##### DATA LINES
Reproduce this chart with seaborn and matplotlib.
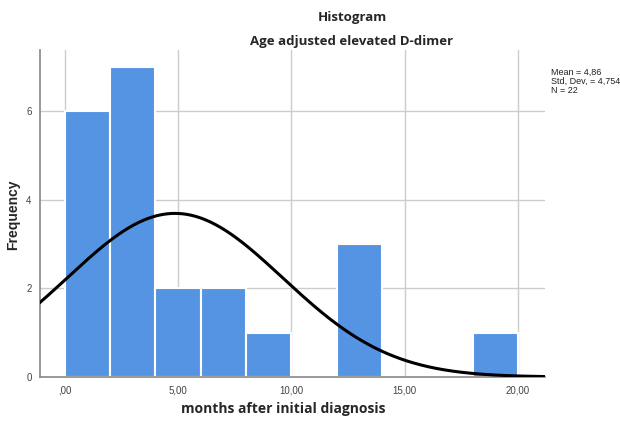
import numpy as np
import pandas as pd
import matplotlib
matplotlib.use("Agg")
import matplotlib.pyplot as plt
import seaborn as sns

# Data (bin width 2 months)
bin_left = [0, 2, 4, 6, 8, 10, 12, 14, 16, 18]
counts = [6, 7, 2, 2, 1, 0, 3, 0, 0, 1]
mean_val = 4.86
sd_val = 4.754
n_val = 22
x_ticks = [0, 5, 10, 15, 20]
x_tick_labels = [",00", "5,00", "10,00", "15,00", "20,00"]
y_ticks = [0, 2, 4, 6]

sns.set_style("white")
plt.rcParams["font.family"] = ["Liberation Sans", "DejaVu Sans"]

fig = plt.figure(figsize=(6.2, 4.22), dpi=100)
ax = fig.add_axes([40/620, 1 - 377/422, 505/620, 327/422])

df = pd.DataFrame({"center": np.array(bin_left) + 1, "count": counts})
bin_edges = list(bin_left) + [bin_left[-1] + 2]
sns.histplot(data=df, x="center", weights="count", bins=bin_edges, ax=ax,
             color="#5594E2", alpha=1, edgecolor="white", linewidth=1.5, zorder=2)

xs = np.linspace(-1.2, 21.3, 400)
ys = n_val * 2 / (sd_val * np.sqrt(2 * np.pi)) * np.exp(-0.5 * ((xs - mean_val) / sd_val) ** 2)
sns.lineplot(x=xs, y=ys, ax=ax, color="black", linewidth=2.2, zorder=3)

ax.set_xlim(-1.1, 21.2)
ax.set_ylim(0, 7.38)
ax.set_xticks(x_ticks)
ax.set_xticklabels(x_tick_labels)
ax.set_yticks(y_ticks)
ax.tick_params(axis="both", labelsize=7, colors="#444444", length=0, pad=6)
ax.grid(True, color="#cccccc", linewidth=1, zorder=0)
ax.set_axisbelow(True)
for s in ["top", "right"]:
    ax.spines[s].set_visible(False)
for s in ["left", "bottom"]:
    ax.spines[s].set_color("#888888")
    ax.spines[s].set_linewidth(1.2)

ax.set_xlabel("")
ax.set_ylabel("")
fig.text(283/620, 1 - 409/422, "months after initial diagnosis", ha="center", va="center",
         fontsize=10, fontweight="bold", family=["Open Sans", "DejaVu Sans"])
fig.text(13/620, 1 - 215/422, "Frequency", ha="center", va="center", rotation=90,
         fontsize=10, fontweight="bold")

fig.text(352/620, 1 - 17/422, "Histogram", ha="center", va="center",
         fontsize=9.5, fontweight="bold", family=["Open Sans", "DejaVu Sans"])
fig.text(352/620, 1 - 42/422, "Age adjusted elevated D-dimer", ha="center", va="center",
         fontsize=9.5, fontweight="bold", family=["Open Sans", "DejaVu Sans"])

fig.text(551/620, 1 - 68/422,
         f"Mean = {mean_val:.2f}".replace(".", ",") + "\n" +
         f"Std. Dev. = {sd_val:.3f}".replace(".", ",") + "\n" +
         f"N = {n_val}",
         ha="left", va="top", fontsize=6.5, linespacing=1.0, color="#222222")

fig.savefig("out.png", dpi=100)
##########
Only lines belong in the copy: transcribe those from the start of the data through the line that contains "ax.spines[s].set_linewidth(1.2)", and skip the pictures.

Reproduce this chart with seaborn and matplotlib.
import numpy as np
import pandas as pd
import matplotlib
matplotlib.use("Agg")
import matplotlib.pyplot as plt
import seaborn as sns

# Data (bin width 2 months)
bin_left = [0, 2, 4, 6, 8, 10, 12, 14, 16, 18]
counts = [6, 7, 2, 2, 1, 0, 3, 0, 0, 1]
mean_val = 4.86
sd_val = 4.754
n_val = 22
x_ticks = [0, 5, 10, 15, 20]
x_tick_labels = [",00", "5,00", "10,00", "15,00", "20,00"]
y_ticks = [0, 2, 4, 6]

sns.set_style("white")
plt.rcParams["font.family"] = ["Liberation Sans", "DejaVu Sans"]

fig = plt.figure(figsize=(6.2, 4.22), dpi=100)
ax = fig.add_axes([40/620, 1 - 377/422, 505/620, 327/422])

df = pd.DataFrame({"center": np.array(bin_left) + 1, "count": counts})
bin_edges = list(bin_left) + [bin_left[-1] + 2]
sns.histplot(data=df, x="center", weights="count", bins=bin_edges, ax=ax,
             color="#5594E2", alpha=1, edgecolor="white", linewidth=1.5, zorder=2)

xs = np.linspace(-1.2, 21.3, 400)
ys = n_val * 2 / (sd_val * np.sqrt(2 * np.pi)) * np.exp(-0.5 * ((xs - mean_val) / sd_val) ** 2)
sns.lineplot(x=xs, y=ys, ax=ax, color="black", linewidth=2.2, zorder=3)

ax.set_xlim(-1.1, 21.2)
ax.set_ylim(0, 7.38)
ax.set_xticks(x_ticks)
ax.set_xticklabels(x_tick_labels)
ax.set_yticks(y_ticks)
ax.tick_params(axis="both", labelsize=7, colors="#444444", length=0, pad=6)
ax.grid(True, color="#cccccc", linewidth=1, zorder=0)
ax.set_axisbelow(True)
for s in ["top", "right"]:
    ax.spines[s].set_visible(False)
for s in ["left", "bottom"]:
    ax.spines[s].set_color("#888888")
    ax.spines[s].set_linewidth(1.2)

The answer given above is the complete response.